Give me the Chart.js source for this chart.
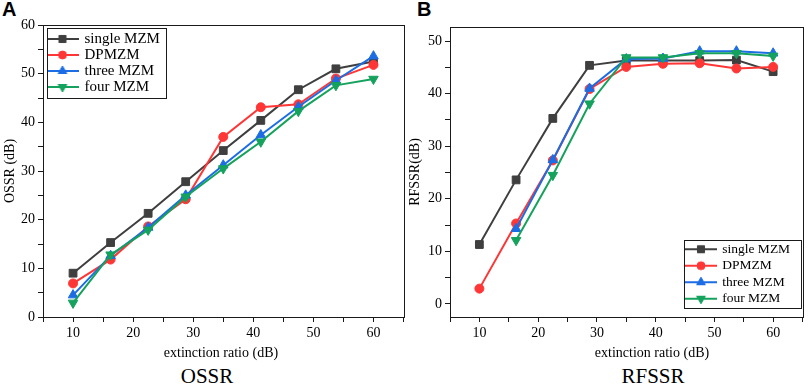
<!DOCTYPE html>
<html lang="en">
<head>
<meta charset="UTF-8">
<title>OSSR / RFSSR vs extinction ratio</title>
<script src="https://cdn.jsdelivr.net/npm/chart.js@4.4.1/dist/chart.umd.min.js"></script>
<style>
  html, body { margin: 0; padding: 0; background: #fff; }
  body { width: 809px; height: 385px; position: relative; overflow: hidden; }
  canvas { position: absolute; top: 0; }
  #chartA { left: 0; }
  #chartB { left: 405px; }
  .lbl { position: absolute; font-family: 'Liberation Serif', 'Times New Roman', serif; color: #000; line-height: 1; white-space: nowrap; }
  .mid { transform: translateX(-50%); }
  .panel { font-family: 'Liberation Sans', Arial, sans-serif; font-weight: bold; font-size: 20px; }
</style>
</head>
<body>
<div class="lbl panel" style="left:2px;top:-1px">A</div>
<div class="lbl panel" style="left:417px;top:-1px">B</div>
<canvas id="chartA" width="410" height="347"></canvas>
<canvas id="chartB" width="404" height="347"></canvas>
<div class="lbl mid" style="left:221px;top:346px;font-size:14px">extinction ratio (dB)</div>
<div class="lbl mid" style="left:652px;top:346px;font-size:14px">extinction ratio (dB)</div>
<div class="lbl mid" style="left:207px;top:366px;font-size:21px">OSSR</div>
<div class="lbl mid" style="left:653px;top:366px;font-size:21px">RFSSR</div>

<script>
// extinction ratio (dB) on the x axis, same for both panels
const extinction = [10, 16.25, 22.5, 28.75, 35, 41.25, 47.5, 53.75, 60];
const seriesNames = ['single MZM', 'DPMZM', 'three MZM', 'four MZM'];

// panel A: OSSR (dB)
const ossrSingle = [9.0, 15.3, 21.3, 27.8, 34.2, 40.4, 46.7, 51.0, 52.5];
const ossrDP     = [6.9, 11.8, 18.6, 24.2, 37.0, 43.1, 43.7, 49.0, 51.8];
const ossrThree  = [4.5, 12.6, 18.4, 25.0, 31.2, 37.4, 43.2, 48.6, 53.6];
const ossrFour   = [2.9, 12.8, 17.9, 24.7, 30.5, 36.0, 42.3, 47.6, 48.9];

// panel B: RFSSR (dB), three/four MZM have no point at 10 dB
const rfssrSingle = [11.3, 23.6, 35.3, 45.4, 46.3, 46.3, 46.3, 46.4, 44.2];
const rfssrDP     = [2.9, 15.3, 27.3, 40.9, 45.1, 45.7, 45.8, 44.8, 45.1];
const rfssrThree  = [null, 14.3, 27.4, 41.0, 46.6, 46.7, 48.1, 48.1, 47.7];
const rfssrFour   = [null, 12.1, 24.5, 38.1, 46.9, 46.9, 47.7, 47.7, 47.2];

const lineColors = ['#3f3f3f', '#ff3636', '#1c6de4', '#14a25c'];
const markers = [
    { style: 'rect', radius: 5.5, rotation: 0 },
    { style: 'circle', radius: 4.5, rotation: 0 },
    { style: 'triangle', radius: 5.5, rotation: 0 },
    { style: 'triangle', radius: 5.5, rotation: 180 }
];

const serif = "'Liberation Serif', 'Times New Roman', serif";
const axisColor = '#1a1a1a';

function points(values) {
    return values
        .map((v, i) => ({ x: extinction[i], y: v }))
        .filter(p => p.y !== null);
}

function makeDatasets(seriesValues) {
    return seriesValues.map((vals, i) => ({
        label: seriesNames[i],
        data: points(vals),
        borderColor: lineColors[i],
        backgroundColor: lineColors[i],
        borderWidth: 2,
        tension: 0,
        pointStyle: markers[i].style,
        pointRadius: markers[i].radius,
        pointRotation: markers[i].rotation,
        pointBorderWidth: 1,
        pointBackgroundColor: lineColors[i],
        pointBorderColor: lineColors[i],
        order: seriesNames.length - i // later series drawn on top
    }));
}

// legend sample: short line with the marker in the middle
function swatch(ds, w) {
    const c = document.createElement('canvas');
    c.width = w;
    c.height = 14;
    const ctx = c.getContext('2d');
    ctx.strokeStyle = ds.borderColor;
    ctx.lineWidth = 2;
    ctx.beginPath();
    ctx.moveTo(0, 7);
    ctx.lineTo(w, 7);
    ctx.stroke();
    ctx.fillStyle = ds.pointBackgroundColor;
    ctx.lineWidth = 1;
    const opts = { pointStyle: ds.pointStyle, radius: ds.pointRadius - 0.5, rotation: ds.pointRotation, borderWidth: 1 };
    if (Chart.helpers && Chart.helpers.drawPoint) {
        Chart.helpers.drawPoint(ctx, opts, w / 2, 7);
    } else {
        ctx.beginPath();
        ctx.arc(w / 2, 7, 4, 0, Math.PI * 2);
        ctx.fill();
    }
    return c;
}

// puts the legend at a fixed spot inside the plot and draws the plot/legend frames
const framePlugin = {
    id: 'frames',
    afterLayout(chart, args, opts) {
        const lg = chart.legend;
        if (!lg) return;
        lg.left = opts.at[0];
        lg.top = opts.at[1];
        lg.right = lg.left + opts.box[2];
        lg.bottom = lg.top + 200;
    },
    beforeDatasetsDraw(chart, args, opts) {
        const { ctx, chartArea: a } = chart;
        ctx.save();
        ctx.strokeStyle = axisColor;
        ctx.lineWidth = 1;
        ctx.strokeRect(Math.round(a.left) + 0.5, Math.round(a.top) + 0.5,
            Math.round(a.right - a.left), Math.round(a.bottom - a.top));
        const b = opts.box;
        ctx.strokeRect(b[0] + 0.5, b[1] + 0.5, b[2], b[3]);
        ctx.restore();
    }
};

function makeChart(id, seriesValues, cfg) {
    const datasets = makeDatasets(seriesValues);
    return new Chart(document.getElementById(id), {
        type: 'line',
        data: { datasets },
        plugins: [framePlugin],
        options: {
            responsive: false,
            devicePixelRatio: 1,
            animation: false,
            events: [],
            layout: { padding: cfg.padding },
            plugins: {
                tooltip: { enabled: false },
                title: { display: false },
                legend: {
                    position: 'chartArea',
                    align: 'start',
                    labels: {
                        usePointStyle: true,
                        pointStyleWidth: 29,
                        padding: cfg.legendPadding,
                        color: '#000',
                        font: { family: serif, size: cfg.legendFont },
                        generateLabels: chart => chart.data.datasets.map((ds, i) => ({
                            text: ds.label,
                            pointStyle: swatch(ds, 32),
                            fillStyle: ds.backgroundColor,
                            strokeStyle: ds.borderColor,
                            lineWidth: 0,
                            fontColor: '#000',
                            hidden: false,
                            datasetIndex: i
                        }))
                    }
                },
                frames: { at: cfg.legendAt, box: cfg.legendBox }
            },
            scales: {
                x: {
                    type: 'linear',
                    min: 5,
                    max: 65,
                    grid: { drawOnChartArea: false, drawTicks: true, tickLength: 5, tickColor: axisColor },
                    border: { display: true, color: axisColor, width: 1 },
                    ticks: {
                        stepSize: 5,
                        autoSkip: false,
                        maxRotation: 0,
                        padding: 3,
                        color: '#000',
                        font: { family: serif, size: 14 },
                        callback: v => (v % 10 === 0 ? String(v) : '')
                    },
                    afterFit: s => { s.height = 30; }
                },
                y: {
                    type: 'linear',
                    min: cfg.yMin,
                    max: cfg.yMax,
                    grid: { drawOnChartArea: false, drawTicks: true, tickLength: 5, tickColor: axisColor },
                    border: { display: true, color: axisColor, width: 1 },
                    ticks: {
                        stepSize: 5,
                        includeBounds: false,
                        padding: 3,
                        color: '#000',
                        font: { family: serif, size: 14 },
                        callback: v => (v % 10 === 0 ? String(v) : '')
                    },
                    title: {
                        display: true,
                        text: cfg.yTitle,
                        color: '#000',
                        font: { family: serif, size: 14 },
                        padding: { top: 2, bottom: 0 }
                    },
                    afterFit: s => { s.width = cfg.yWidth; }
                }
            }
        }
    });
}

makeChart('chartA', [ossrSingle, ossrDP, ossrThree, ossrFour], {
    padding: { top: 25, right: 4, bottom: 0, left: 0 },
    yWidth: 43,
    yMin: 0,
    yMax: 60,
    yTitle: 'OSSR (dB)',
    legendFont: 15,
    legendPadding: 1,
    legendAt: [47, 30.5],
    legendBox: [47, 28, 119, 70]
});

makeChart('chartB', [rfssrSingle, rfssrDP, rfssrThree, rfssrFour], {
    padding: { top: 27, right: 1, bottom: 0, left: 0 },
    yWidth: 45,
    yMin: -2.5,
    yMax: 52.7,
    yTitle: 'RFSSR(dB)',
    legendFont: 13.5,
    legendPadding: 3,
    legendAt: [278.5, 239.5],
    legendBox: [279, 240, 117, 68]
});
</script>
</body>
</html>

==========

# THE EXERCISE
Every line from the start of the listing above through the line with "const seriesNames = ['single" should be repeated exactly; skip the pictures and add nothing else.

# WORKED ANSWER
Give me the Chart.js source for this chart.
<!DOCTYPE html>
<html lang="en">
<head>
<meta charset="UTF-8">
<title>OSSR / RFSSR vs extinction ratio</title>
<script src="https://cdn.jsdelivr.net/npm/chart.js@4.4.1/dist/chart.umd.min.js"></script>
<style>
  html, body { margin: 0; padding: 0; background: #fff; }
  body { width: 809px; height: 385px; position: relative; overflow: hidden; }
  canvas { position: absolute; top: 0; }
  #chartA { left: 0; }
  #chartB { left: 405px; }
  .lbl { position: absolute; font-family: 'Liberation Serif', 'Times New Roman', serif; color: #000; line-height: 1; white-space: nowrap; }
  .mid { transform: translateX(-50%); }
  .panel { font-family: 'Liberation Sans', Arial, sans-serif; font-weight: bold; font-size: 20px; }
</style>
</head>
<body>
<div class="lbl panel" style="left:2px;top:-1px">A</div>
<div class="lbl panel" style="left:417px;top:-1px">B</div>
<canvas id="chartA" width="410" height="347"></canvas>
<canvas id="chartB" width="404" height="347"></canvas>
<div class="lbl mid" style="left:221px;top:346px;font-size:14px">extinction ratio (dB)</div>
<div class="lbl mid" style="left:652px;top:346px;font-size:14px">extinction ratio (dB)</div>
<div class="lbl mid" style="left:207px;top:366px;font-size:21px">OSSR</div>
<div class="lbl mid" style="left:653px;top:366px;font-size:21px">RFSSR</div>

<script>
// extinction ratio (dB) on the x axis, same for both panels
const extinction = [10, 16.25, 22.5, 28.75, 35, 41.25, 47.5, 53.75, 60];
const seriesNames = ['single MZM', 'DPMZM', 'three MZM', 'four MZM'];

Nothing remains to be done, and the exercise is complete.